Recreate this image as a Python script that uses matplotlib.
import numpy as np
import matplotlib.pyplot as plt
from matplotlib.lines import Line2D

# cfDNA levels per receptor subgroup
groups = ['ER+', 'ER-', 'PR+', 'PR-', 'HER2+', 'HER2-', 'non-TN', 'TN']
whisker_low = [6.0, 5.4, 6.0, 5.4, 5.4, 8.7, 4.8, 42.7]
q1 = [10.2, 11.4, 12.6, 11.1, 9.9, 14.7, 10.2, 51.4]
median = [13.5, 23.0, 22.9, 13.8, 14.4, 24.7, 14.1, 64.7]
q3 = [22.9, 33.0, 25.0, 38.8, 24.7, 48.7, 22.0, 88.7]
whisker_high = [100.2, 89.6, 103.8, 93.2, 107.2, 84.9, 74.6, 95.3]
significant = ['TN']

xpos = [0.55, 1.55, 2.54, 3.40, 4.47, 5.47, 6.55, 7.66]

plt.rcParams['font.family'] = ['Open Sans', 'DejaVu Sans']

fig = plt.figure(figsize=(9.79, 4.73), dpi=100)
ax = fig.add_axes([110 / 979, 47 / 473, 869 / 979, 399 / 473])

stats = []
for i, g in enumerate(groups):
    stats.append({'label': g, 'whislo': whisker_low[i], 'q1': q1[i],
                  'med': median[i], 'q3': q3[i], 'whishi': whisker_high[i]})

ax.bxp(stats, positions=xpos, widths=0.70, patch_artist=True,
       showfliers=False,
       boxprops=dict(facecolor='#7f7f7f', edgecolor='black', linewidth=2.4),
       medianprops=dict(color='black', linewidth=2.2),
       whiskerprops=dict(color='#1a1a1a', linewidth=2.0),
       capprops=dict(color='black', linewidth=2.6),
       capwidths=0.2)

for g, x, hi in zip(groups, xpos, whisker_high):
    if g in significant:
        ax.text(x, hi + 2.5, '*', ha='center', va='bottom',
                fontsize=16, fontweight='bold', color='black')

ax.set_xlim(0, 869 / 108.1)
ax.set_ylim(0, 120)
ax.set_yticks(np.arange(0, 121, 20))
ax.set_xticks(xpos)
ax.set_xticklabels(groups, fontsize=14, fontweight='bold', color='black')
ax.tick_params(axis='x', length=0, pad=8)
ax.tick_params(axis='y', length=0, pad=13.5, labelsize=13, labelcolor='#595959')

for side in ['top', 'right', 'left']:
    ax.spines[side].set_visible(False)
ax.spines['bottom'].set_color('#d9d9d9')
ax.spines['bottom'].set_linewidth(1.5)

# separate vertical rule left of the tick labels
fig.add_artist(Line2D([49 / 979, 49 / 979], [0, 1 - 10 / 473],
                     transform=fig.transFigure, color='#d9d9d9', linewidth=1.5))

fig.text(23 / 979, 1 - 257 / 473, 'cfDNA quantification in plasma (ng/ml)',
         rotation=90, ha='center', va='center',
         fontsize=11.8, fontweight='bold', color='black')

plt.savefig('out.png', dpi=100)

==

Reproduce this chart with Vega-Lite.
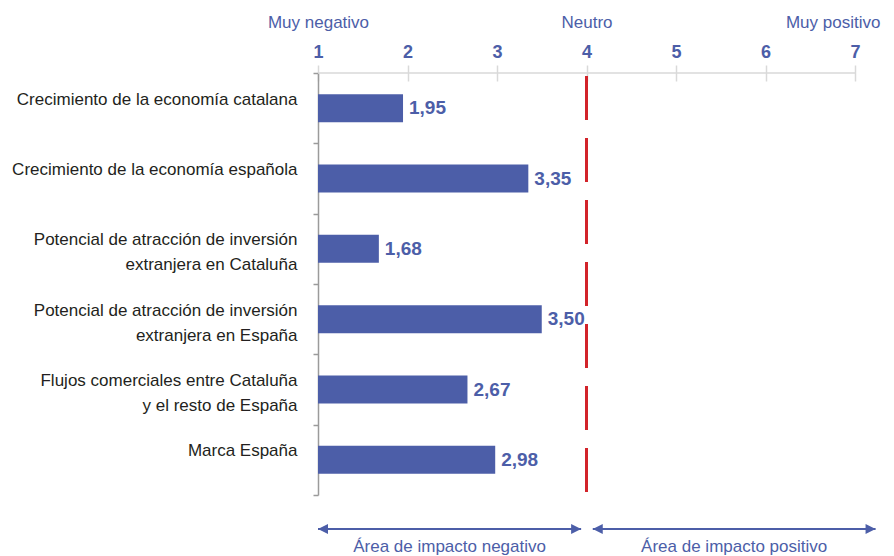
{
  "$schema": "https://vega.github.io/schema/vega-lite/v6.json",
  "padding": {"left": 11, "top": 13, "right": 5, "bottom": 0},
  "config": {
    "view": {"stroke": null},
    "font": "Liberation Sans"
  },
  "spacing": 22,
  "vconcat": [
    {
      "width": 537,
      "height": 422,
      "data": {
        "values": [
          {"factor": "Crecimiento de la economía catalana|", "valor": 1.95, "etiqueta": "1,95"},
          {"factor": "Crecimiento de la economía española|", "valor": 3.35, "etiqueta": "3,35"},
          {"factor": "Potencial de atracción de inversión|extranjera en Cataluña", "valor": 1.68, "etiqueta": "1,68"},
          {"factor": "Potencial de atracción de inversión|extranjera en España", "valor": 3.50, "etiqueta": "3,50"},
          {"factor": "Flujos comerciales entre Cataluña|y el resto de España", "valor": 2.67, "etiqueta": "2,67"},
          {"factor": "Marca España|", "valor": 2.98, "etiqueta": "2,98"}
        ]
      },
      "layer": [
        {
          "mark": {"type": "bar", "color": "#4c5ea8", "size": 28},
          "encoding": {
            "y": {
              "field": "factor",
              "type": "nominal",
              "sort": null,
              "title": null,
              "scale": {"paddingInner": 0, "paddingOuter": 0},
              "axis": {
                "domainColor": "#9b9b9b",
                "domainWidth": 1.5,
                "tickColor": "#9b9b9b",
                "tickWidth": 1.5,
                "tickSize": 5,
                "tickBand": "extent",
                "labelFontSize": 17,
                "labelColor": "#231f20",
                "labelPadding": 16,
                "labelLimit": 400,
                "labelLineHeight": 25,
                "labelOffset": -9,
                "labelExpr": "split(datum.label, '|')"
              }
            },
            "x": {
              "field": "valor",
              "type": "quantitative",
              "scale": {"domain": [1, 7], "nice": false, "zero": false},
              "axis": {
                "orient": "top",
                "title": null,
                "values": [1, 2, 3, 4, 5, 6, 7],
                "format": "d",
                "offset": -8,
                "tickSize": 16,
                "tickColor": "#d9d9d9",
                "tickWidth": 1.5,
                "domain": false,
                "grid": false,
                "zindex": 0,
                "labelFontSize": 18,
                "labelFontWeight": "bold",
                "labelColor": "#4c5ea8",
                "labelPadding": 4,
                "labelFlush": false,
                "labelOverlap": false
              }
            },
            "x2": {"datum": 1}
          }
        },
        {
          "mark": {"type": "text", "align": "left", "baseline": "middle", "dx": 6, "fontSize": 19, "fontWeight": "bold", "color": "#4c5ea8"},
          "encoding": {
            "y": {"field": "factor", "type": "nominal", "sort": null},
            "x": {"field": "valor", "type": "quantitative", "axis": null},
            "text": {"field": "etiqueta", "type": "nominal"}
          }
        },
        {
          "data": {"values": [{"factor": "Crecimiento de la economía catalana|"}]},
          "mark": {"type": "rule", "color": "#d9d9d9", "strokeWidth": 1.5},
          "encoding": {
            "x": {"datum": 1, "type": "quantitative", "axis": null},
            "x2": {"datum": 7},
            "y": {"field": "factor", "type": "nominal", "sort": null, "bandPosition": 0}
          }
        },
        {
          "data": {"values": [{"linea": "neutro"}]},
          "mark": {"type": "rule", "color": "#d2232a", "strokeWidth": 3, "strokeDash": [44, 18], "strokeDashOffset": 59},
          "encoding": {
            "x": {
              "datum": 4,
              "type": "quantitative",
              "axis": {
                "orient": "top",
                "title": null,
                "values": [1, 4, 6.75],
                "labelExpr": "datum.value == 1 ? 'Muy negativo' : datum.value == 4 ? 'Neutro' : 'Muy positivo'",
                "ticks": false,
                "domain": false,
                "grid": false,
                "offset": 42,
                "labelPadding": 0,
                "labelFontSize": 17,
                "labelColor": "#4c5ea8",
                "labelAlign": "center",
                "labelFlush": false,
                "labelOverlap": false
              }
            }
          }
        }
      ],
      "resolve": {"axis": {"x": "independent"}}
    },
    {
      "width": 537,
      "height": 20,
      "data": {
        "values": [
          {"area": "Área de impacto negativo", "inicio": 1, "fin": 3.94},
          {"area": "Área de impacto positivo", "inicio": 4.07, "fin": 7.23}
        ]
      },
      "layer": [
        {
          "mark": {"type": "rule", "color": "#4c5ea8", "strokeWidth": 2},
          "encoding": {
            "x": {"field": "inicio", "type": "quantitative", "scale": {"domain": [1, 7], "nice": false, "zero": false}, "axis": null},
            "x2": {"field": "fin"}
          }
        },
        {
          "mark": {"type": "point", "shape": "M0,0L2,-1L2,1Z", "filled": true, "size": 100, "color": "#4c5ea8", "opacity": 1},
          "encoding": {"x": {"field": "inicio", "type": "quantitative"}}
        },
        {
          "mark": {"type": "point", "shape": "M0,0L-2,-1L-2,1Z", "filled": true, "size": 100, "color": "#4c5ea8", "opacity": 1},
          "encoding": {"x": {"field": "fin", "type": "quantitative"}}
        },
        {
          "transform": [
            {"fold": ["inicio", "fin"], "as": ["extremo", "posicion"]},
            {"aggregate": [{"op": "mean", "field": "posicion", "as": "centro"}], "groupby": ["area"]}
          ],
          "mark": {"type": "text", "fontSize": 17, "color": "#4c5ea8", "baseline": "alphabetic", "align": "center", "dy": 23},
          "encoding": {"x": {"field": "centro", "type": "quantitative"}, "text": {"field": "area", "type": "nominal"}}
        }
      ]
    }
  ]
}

What needs to be done. Write out exactly the lines from the one with "Recreate this image" through the one with "from matplotlib.lines import Line2D", including both, and no others.

Task answer.
Recreate this image as a Python script that uses matplotlib.
import numpy as np
import matplotlib.pyplot as plt
from matplotlib.lines import Line2D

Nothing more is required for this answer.